What you should do:
Set the listing down again in full, word for word, with the pictures left out.

Supplied material:
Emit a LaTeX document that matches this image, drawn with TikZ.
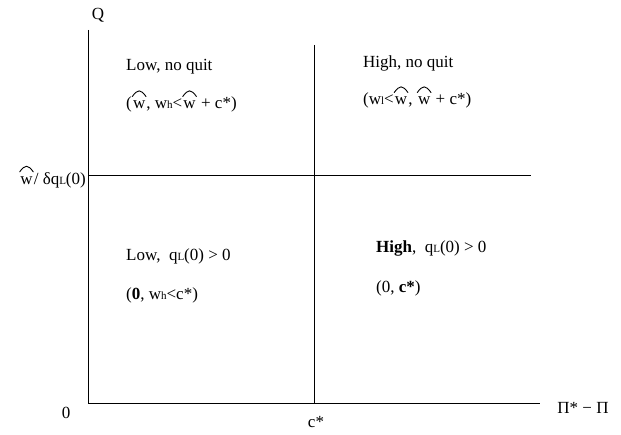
\documentclass[tikz,border=0pt]{standalone}
\usepackage{fontspec}
\setmainfont{Liberation Serif}
\newcommand{\hw}{\tikz[baseline=(hwchar.base)]{\node[inner sep=0pt] (hwchar) {w};
  \draw[line width=0.9pt,line cap=round] ([xshift=-0.5pt,yshift=4.5pt]hwchar.north west) .. controls ([xshift=-1.5pt,yshift=12pt]hwchar.north) and ([xshift=1.5pt,yshift=12pt]hwchar.north) .. ([xshift=0.5pt,yshift=4.5pt]hwchar.north east);}}
\newcommand{\sbs}[1]{{\fontsize{11}{11}\selectfont #1}}
\begin{document}
\begin{tikzpicture}[x=1pt,y=1pt,
  axisline/.style={line width=1pt},
  lab/.style={inner sep=0pt,font=\fontsize{17}{20}\selectfont},
  region/.style={lab,anchor=base west}]
\useasboundingbox (0,0) rectangle (621,435);
\coordinate (O) at (88,31);
\coordinate (ytop) at (88,405);
\coordinate (xend) at (540,31);
\coordinate (hl) at (88,259);
\coordinate (hr) at (531,259);
\coordinate (vt) at (314,390);
\coordinate (vb) at (314,31);
\draw[axisline] (ytop) -- (O) -- (xend);
\draw[axisline] (hl) -- (hr);
\draw[axisline] (vt) -- (vb);
\node[lab] (Q) at (98,420) {Q};
\node[lab] (zero) at (66,22) {0};
\node[lab] (cstar) at (316,13) {c*};
\node[lab] (pi) at (583,27) {Π* − Π};
\node[lab,anchor=east] (wq) at (86,259) {\hw/ δq\sbs{L}(0)};
\node[region] (r1a) at (126,364) {Low, no quit};
\node[region] (r1b) at (126,326) {(\hw, w\sbs{h}<\hw\ + c*)};
\node[region] (r2a) at (363,367) {High, no quit};
\node[region] (r2b) at (363,330) {(w\sbs{l}<\hw, \hw\ + c*)};
\node[region] (r3a) at (126,174) {Low,\ \ q\sbs{L}(0) > 0};
\node[region] (r3b) at (126,135) {(\textbf{0}, w\sbs{h}<c*)};
\node[region] (r4a) at (376,182) {\textbf{High},\ \ q\sbs{L}(0) > 0};
\node[region] (r4b) at (376,142) {(0, \textbf{c*})};
\end{tikzpicture}
\end{document}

Task response:
Emit a LaTeX document that matches this image, drawn with TikZ.
\documentclass[tikz,border=0pt]{standalone}
\usepackage{fontspec}
\setmainfont{Liberation Serif}
\newcommand{\hw}{\tikz[baseline=(hwchar.base)]{\node[inner sep=0pt] (hwchar) {w};
  \draw[line width=0.9pt,line cap=round] ([xshift=-0.5pt,yshift=4.5pt]hwchar.north west) .. controls ([xshift=-1.5pt,yshift=12pt]hwchar.north) and ([xshift=1.5pt,yshift=12pt]hwchar.north) .. ([xshift=0.5pt,yshift=4.5pt]hwchar.north east);}}
\newcommand{\sbs}[1]{{\fontsize{11}{11}\selectfont #1}}
\begin{document}
\begin{tikzpicture}[x=1pt,y=1pt,
  axisline/.style={line width=1pt},
  lab/.style={inner sep=0pt,font=\fontsize{17}{20}\selectfont},
  region/.style={lab,anchor=base west}]
\useasboundingbox (0,0) rectangle (621,435);
\coordinate (O) at (88,31);
\coordinate (ytop) at (88,405);
\coordinate (xend) at (540,31);
\coordinate (hl) at (88,259);
\coordinate (hr) at (531,259);
\coordinate (vt) at (314,390);
\coordinate (vb) at (314,31);
\draw[axisline] (ytop) -- (O) -- (xend);
\draw[axisline] (hl) -- (hr);
\draw[axisline] (vt) -- (vb);
\node[lab] (Q) at (98,420) {Q};
\node[lab] (zero) at (66,22) {0};
\node[lab] (cstar) at (316,13) {c*};
\node[lab] (pi) at (583,27) {Π* − Π};
\node[lab,anchor=east] (wq) at (86,259) {\hw/ δq\sbs{L}(0)};
\node[region] (r1a) at (126,364) {Low, no quit};
\node[region] (r1b) at (126,326) {(\hw, w\sbs{h}<\hw\ + c*)};
\node[region] (r2a) at (363,367) {High, no quit};
\node[region] (r2b) at (363,330) {(w\sbs{l}<\hw, \hw\ + c*)};
\node[region] (r3a) at (126,174) {Low,\ \ q\sbs{L}(0) > 0};
\node[region] (r3b) at (126,135) {(\textbf{0}, w\sbs{h}<c*)};
\node[region] (r4a) at (376,182) {\textbf{High},\ \ q\sbs{L}(0) > 0};
\node[region] (r4b) at (376,142) {(0, \textbf{c*})};
\end{tikzpicture}
\end{document}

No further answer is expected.